**TASK DETAILS:** Please, without the pictures, retype exactly the lines from the start of the material through the line that holds "minimum width=439pt, minimum".

**DATASET SECTION:**

§

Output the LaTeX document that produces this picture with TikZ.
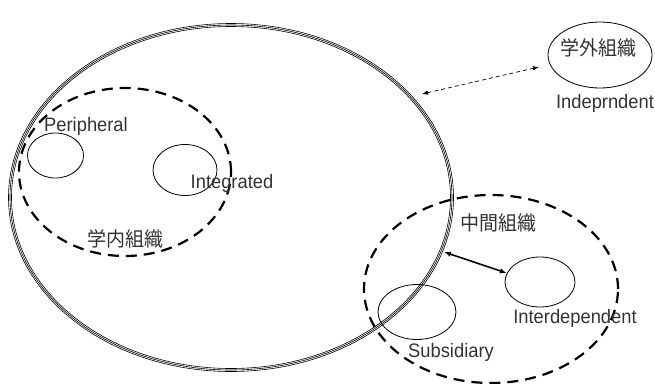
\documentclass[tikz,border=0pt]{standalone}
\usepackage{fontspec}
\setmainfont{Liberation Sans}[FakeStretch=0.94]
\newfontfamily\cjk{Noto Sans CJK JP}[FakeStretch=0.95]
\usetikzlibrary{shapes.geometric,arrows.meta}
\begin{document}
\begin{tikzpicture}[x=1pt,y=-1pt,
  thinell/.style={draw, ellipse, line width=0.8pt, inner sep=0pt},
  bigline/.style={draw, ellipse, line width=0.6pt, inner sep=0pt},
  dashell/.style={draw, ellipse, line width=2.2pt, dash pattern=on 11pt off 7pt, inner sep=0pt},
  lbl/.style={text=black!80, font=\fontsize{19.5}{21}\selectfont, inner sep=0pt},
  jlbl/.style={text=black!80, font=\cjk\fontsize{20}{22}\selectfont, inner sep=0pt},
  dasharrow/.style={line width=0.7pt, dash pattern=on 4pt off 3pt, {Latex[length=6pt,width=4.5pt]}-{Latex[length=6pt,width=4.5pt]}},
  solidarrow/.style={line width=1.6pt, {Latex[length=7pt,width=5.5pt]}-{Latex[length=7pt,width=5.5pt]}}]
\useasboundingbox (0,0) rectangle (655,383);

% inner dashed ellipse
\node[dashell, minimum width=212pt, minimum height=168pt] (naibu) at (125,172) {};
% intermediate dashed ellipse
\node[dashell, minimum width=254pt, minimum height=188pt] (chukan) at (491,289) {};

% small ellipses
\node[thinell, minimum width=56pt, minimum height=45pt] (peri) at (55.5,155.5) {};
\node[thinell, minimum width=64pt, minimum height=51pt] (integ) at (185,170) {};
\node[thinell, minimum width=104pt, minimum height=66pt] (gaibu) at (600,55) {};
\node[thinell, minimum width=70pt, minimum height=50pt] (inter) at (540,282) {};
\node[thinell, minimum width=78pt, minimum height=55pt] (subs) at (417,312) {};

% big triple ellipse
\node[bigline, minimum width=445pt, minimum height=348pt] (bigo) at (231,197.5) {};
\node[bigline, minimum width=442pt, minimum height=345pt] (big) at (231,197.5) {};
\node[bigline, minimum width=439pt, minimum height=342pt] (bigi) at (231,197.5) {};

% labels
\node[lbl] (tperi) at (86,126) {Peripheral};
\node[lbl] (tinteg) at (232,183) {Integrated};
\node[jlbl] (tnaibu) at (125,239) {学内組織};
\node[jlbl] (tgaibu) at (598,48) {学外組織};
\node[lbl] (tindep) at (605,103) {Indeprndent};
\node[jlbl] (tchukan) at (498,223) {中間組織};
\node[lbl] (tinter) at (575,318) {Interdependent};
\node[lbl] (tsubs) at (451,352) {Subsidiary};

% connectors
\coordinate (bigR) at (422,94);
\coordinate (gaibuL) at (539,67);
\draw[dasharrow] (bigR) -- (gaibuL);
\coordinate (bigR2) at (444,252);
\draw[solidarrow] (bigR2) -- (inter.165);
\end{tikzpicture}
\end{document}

§

**PROBLEM SOLUTION:**
Output the LaTeX document that produces this picture with TikZ.
\documentclass[tikz,border=0pt]{standalone}
\usepackage{fontspec}
\setmainfont{Liberation Sans}[FakeStretch=0.94]
\newfontfamily\cjk{Noto Sans CJK JP}[FakeStretch=0.95]
\usetikzlibrary{shapes.geometric,arrows.meta}
\begin{document}
\begin{tikzpicture}[x=1pt,y=-1pt,
  thinell/.style={draw, ellipse, line width=0.8pt, inner sep=0pt},
  bigline/.style={draw, ellipse, line width=0.6pt, inner sep=0pt},
  dashell/.style={draw, ellipse, line width=2.2pt, dash pattern=on 11pt off 7pt, inner sep=0pt},
  lbl/.style={text=black!80, font=\fontsize{19.5}{21}\selectfont, inner sep=0pt},
  jlbl/.style={text=black!80, font=\cjk\fontsize{20}{22}\selectfont, inner sep=0pt},
  dasharrow/.style={line width=0.7pt, dash pattern=on 4pt off 3pt, {Latex[length=6pt,width=4.5pt]}-{Latex[length=6pt,width=4.5pt]}},
  solidarrow/.style={line width=1.6pt, {Latex[length=7pt,width=5.5pt]}-{Latex[length=7pt,width=5.5pt]}}]
\useasboundingbox (0,0) rectangle (655,383);

% inner dashed ellipse
\node[dashell, minimum width=212pt, minimum height=168pt] (naibu) at (125,172) {};
% intermediate dashed ellipse
\node[dashell, minimum width=254pt, minimum height=188pt] (chukan) at (491,289) {};

% small ellipses
\node[thinell, minimum width=56pt, minimum height=45pt] (peri) at (55.5,155.5) {};
\node[thinell, minimum width=64pt, minimum height=51pt] (integ) at (185,170) {};
\node[thinell, minimum width=104pt, minimum height=66pt] (gaibu) at (600,55) {};
\node[thinell, minimum width=70pt, minimum height=50pt] (inter) at (540,282) {};
\node[thinell, minimum width=78pt, minimum height=55pt] (subs) at (417,312) {};

% big triple ellipse
\node[bigline, minimum width=445pt, minimum height=348pt] (bigo) at (231,197.5) {};
\node[bigline, minimum width=442pt, minimum height=345pt] (big) at (231,197.5) {};
\node[bigline, minimum width=439pt, minimum height=342pt] (bigi) at (231,197.5) {};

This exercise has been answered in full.